HDFGroup / hsds

Cloud-native, service based access to HDF data
https://www.hdfgroup.org/solutions/hdf-kita/
Apache License 2.0
128 stars 53 forks source link

Variable Length Strings #214

Closed ron-kuhn closed 1 year ago

ron-kuhn commented 1 year ago

Can someone explain why variable length strings are not supported? Is there a work-around? Is there plans to support in the future? Should I just avoid using variable length strings (i.e. performance reasons?)?

jreadey commented 1 year ago

They've been supported for ages. See: https://github.com/HDFGroup/hsds/blob/master/tests/integ/vlen_test.py for example. Do you have some code that you expected to work that doesn't?

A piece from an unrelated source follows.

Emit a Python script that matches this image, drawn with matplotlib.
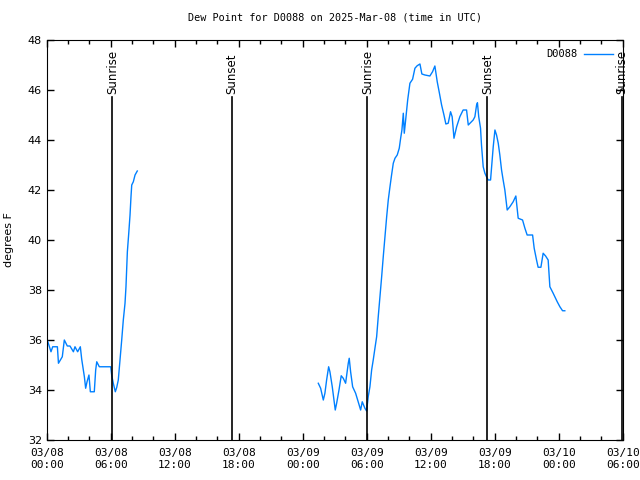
import matplotlib
matplotlib.use("Agg")
import matplotlib.pyplot as plt
from matplotlib.ticker import MultipleLocator

# hours since 03/08 00:00 UTC, dew point in F
hours_a = [0.0, 0.15, 0.4, 0.56, 1.0, 1.1, 1.46, 1.65, 1.93, 2.18, 2.5, 2.65, 2.9, 3.15,
           3.28, 3.53, 3.65, 3.78, 3.96, 4.09, 4.46, 4.59, 4.69, 4.93, 6.0, 6.09, 6.24,
           6.43, 6.56, 6.71, 6.87, 7.03, 7.18, 7.34, 7.43, 7.56, 7.69, 7.81, 7.9, 7.97,
           8.12, 8.28, 8.49]
dew_a = [36.07, 35.87, 35.53, 35.73, 35.73, 35.07, 35.33, 36.0, 35.76, 35.76, 35.53, 35.73,
         35.53, 35.73, 35.23, 34.53, 34.07, 34.33, 34.6, 33.93, 33.93, 34.8, 35.13, 34.93,
         34.93, 34.6, 34.27, 33.93, 34.1, 34.4, 35.2, 36.0, 36.8, 37.47, 38.13, 39.53,
         40.27, 41.0, 41.73, 42.2, 42.33, 42.6, 42.76]

hours_b = [25.46, 25.68, 25.93, 26.08, 26.24, 26.43, 26.55, 26.77, 27.05, 27.18, 27.4, 27.61,
           27.8, 28.02, 28.27, 28.36, 28.49, 28.68, 28.96, 29.2, 29.43, 29.58, 29.83, 29.99,
           30.14, 30.3, 30.46, 30.61, 30.77, 30.93, 31.08, 31.24, 31.4, 31.55, 31.71, 31.87,
           32.02, 32.18, 32.33, 32.49, 32.65, 32.86, 33.05, 33.18, 33.3, 33.43, 33.52, 33.65,
           33.84, 34.05, 34.3, 34.52, 34.73, 34.99, 35.17, 35.45, 35.92, 36.17, 36.39, 36.61,
           36.79, 37.02, 37.24, 37.42, 37.64, 37.86, 38.01, 38.18, 38.43, 38.73, 39.04, 39.36,
           39.52, 39.98, 40.14, 40.3, 40.38, 40.5, 40.67, 40.76, 40.92, 41.08, 41.23, 41.39,
           41.61, 41.71, 41.86, 42.02, 42.17, 42.33, 42.48, 42.64, 42.79, 42.95, 43.17, 43.42,
           43.73, 43.98, 44.2, 44.61, 44.83, 45.04, 45.55, 45.7, 45.92, 46.07, 46.33, 46.54,
           46.77, 47.01, 47.17, 47.48, 47.86, 48.11, 48.36, 48.57]
dew_b = [34.27, 34.07, 33.6, 33.87, 34.4, 34.93, 34.73, 34.13, 33.2, 33.47, 34.0, 34.57,
         34.47, 34.27, 35.07, 35.27, 34.73, 34.13, 33.87, 33.53, 33.2, 33.53, 33.27, 33.16,
         33.73, 34.13, 34.8, 35.2, 35.67, 36.13, 36.93, 37.73, 38.53, 39.33, 40.13, 40.93,
         41.6, 42.13, 42.6, 43.07, 43.27, 43.4, 43.67, 44.07, 44.4, 45.07, 44.27, 44.8,
         45.6, 46.27, 46.43, 46.87, 46.97, 47.04, 46.64, 46.6, 46.56, 46.73, 46.96, 46.33,
         45.93, 45.4, 45.0, 44.64, 44.67, 45.13, 44.93, 44.07, 44.53, 44.93, 45.2, 45.2,
         44.6, 44.8, 44.93, 45.4, 45.49, 44.93, 44.47, 43.8, 42.93, 42.67, 42.53, 42.4,
         42.4, 42.93, 43.73, 44.4, 44.2, 43.87, 43.4, 42.8, 42.4, 42.0, 41.2, 41.33,
         41.53, 41.76, 40.87, 40.8, 40.47, 40.2, 40.2, 39.67, 39.2, 38.91, 38.91, 39.47,
         39.36, 39.2, 38.13, 37.87, 37.53, 37.33, 37.17, 37.17]

sun_hours = [6.15, 17.35, 30.05, 41.3, 53.92]
sun_labels = ["Sunrise", "Sunset", "Sunrise", "Sunset", "Sunrise"]

tick_hours = [0, 6, 12, 18, 24, 30, 36, 42, 48, 54]
tick_labels = ["03/08\n00:00", "03/08\n06:00", "03/08\n12:00", "03/08\n18:00",
               "03/09\n00:00", "03/09\n06:00", "03/09\n12:00", "03/09\n18:00",
               "03/10\n00:00", "03/10\n06:00"]

mono = "DejaVu Sans Mono"
line_color = "#0080ff"

fig = plt.figure(figsize=(6.4, 4.8), dpi=100)
ax = fig.add_axes([0.073, 0.0833, 0.900, 0.8334])

ax.plot(hours_a, dew_a, color=line_color, lw=1, label="D0088")
ax.plot(hours_b, dew_b, color=line_color, lw=1)

for h, lab in zip(sun_hours, sun_labels):
    ax.axvline(h, ymin=0, ymax=0.8575, color="black", lw=1.2)
    ax.text(h, 45.85, lab, rotation=90, ha="center", va="bottom",
            fontsize=8.5, family="DejaVu Sans", clip_on=False)

ax.set_xlim(0, 54)
ax.set_ylim(32, 48)
ax.set_xticks(tick_hours)
ax.set_xticklabels(tick_labels, family=mono, fontsize=8)
ax.xaxis.set_minor_locator(MultipleLocator(2))
ax.yaxis.set_major_locator(MultipleLocator(2))
for lab in ax.get_yticklabels():
    lab.set_fontsize(8)
ax.tick_params(which="both", direction="in", top=True, right=True)
ax.tick_params(which="major", length=5, width=1)
ax.tick_params(which="minor", length=3, width=1)
ax.tick_params(axis="x", pad=6)

ax.set_ylabel("degrees F", fontsize=8, labelpad=10)
ax.set_title("Dew Point for D0088 on 2025-Mar-08 (time in UTC)", family=mono,
             fontsize=7.3, pad=14)

leg = ax.legend(loc="upper right", frameon=False, prop={"family": mono, "size": 7.5},
                markerfirst=False, handlelength=2.8, borderaxespad=0.5, handletextpad=0.6)

fig.savefig("out.png", dpi=100)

ron-kuhn commented 1 year ago

Supported in HSDS; NOT supported in REST vol for HDF5. I added the issue to rest vol (https://github.com/HDFGroup/vol-rest/issues/13).

ron-kuhn commented 1 year ago

you can close it here

jreadey commented 1 year ago

Thanks for opening the issue in vol-rest.
Regarding performance, I haven't seen many benchmarks for HDF5 with variable length types but expect performance will to be slightly slower in HSDS compared with variable length types. For variable types there's an extra step on the client where the data has be be serialized, and then de-serialized server side.

If you know the maximum size of the datatype, one alternative would be to used a fixed size type with compression. Compressors do a good job of squishing the zero-bytes, so there won't be a lot of storage overhead.